Masyarakat indonesia terutama para gen z membutuhkan perhatian, bimbingan dan pendampingan, karena mereka sangat mudah menerima atau mengikuti konten konten ke arah negatif terutama di media sosial, yang dapat merubah cara befikir mereka. Hal ini menjadikan literasi digital itu sangat dibutuhkan untuk memberikan arahan bagi para pengguna internet, khususnya pengguna media sosial. Gilster (dalam Maulana, 2015: 3) mengartikan literasi digital sebagai kemampuan memahami dan menggunakan informasi dalam banyak format dari berbagai sumber ketika itu disajikan di komputer (Pratiwi & Pritanova, 2017).
Menurut  Brian  tahun  2015  dalam jurnal yang ditulis oleh Maulana(Maulana, 2015) ada 10 manfaat literasi digital yaitu pertama, menghemat  waktu. Kedua,  belajar  lebih  cepat.  Ketiga, menghemat uang. Keempat, membuat lebih aman. Kelima, selalu memperoleh informasi terkini.  Keenam,  selalu  terhubung.  Ketujuh,  membuat  keputusan  yang  lebih  baik. Kedelapan,  dapat  membuat  seseorang  bekerja.  Kesembilan,  membuat  lebih  bahagia. Kesepuluh, mempengaruhi  dunia.

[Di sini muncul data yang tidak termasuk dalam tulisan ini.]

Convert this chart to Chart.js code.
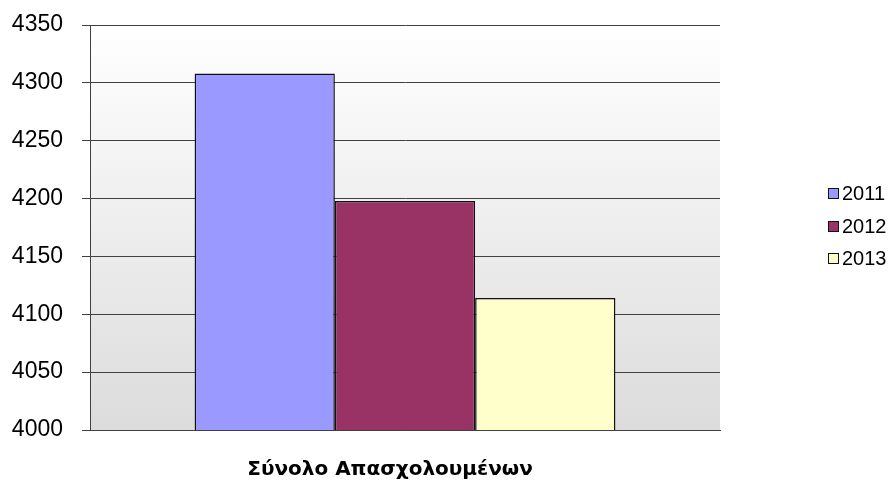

Meskipun literasi digital memiliki segudang manfaat, ada berbagai tantangan menghadang, salah satu tantangan terbesar dari literasi digital adalah kesenjangan akses. Tidak semua orang memiliki akses  atau kesempatan yang sama terhadap dunia teknologi dan internet. Hal ini menciptakan kesenjangan dalam kemampuan sosial dan ekonomi literasi digital. Selanjutnya adalah kurangnya pendidikan formal, banyak sekolah yang masih kurang memfasilitasi dalam mengajarkan keterampilan literasi digital kepada siswa. Ini menunjukkan bahwa perlunya kurikulum yang lebih relevan mengenai literasi digital. Tantangan lainnya datang dari isu privasi dan keamanan digital. Banyaknya pencurian data, penyebaran berita bohong, dan kejahatan lainnya menuntut kewaspadaan dalam melindungi diri di dunia maya.

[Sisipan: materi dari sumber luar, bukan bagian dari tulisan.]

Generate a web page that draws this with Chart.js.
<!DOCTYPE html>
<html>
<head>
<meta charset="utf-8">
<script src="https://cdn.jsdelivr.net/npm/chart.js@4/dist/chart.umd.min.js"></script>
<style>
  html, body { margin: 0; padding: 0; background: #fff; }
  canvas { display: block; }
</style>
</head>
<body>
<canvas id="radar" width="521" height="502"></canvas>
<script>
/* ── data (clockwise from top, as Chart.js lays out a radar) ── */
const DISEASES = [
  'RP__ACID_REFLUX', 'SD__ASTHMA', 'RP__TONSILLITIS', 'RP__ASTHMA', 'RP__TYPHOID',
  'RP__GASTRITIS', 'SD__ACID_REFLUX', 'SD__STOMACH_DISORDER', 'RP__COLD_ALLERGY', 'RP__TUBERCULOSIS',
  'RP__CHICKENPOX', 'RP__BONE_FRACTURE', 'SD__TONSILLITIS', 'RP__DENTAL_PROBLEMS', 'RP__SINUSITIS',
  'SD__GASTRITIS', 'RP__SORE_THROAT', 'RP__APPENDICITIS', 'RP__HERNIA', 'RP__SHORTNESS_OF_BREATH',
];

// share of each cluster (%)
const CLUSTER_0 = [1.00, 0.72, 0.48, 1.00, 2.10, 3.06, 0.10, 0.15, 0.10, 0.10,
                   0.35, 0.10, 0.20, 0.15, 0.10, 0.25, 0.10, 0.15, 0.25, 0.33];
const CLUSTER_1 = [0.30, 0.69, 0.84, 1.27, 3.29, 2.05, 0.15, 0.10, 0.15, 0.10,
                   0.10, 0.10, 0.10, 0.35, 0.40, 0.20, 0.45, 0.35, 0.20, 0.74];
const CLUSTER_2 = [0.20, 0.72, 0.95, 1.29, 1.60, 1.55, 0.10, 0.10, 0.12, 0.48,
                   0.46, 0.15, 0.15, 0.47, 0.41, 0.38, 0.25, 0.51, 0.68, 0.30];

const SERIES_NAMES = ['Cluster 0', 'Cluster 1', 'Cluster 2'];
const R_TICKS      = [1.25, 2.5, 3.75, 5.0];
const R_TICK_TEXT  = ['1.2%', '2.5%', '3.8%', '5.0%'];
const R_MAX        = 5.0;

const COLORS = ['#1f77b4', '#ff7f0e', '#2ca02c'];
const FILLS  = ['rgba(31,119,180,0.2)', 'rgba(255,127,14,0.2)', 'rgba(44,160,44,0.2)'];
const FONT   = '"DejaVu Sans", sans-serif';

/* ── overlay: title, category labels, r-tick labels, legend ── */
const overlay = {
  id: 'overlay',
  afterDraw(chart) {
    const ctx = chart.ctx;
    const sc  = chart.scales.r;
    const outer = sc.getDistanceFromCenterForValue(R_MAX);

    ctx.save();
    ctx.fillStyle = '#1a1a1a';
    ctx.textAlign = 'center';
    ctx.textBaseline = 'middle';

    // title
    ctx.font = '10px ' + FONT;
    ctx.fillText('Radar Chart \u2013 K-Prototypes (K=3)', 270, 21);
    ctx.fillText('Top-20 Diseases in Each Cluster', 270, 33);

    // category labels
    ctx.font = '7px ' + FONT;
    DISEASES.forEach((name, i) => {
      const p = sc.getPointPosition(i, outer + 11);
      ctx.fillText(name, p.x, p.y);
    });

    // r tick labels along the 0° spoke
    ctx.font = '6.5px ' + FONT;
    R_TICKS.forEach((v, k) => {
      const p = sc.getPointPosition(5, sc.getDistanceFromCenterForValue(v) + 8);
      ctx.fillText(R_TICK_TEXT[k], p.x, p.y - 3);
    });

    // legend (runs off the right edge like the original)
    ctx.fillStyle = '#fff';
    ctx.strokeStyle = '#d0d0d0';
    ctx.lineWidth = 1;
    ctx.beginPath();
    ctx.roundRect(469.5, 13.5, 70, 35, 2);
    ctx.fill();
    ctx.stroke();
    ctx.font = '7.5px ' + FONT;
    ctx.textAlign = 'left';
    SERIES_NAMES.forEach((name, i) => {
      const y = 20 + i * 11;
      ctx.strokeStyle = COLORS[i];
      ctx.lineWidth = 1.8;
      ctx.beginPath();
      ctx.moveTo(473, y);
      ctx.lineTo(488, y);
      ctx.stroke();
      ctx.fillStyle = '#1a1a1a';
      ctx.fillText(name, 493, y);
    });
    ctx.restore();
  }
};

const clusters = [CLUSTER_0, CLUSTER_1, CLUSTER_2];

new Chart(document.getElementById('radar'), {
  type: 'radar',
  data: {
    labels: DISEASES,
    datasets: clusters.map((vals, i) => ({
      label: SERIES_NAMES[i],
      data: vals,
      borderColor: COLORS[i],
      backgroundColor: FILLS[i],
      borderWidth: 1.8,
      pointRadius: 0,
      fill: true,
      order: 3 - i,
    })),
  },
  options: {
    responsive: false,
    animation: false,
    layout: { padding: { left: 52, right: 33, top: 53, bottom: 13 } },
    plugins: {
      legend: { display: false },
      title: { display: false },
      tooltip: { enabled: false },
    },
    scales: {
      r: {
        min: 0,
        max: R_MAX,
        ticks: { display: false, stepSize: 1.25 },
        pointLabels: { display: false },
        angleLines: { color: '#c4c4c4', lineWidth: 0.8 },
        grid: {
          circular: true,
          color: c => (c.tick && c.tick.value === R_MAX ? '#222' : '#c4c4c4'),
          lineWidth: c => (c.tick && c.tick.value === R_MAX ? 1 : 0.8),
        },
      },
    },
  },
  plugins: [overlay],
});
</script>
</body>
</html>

EshetAlkalai dan Aviram dan Eshet-Alkalai mengembangkan model konseptual literasi digital yang terdiri dari enam keterampilan : a)Photo-visual literacy adalah kemampuan untuk bekerja secara efektif dengan lingkungan digital, seperti antarmuka pengguna, yang menggunakan komunikasi grafis. b) Reproduction literacy adalah kemampuan untuk menciptakan karya tulis dan seni yang otentik, bermakna, dengan mereproduksi dan memanipulasi teks, visual, dan audio digital yang sudah ada sebelumnya. c) Branching literacy adalah kemampuan untuk membangun pengetahuan dengan navigasi nonlinier melalui domain pengetahuan, seperti di Internet dan lingkungan hypermedia lainnya. d) Information literacy adalah kemampuan untuk mengkonsumsi informasi secara kritis dan memilah informasi yang salah dan bias. e) Socioemotional literacy adalah kemampuan berkomunikasi secara efektif dalam platformkomunikasi online seperti kelompok diskusi dan ruang obrolan. f) Real-time thinking skill adalah adalah kemampuan untuk memproses dan mengevaluasi sejumlah besar informasi secara waktu nyata, seperti dalam permainan komputer dan ruang obrolan.
Mengatasi tantangan-tantangan ini membutuhkan upaya dari berbagai pihak, termasuk pemerintah, dan masyarakat. Meningkatkan akses terhadap teknologi dan internet, menyediakan program edukasi literasi digital yang inklusif, dan membangun kesadaran akan pentingnya keamanan digital merupakan langkah penting dalam mewujudkan masyarakat yang sadar akan digital dan agar generasi mendatang siap menghadapi tantangan global dengan percaya diri.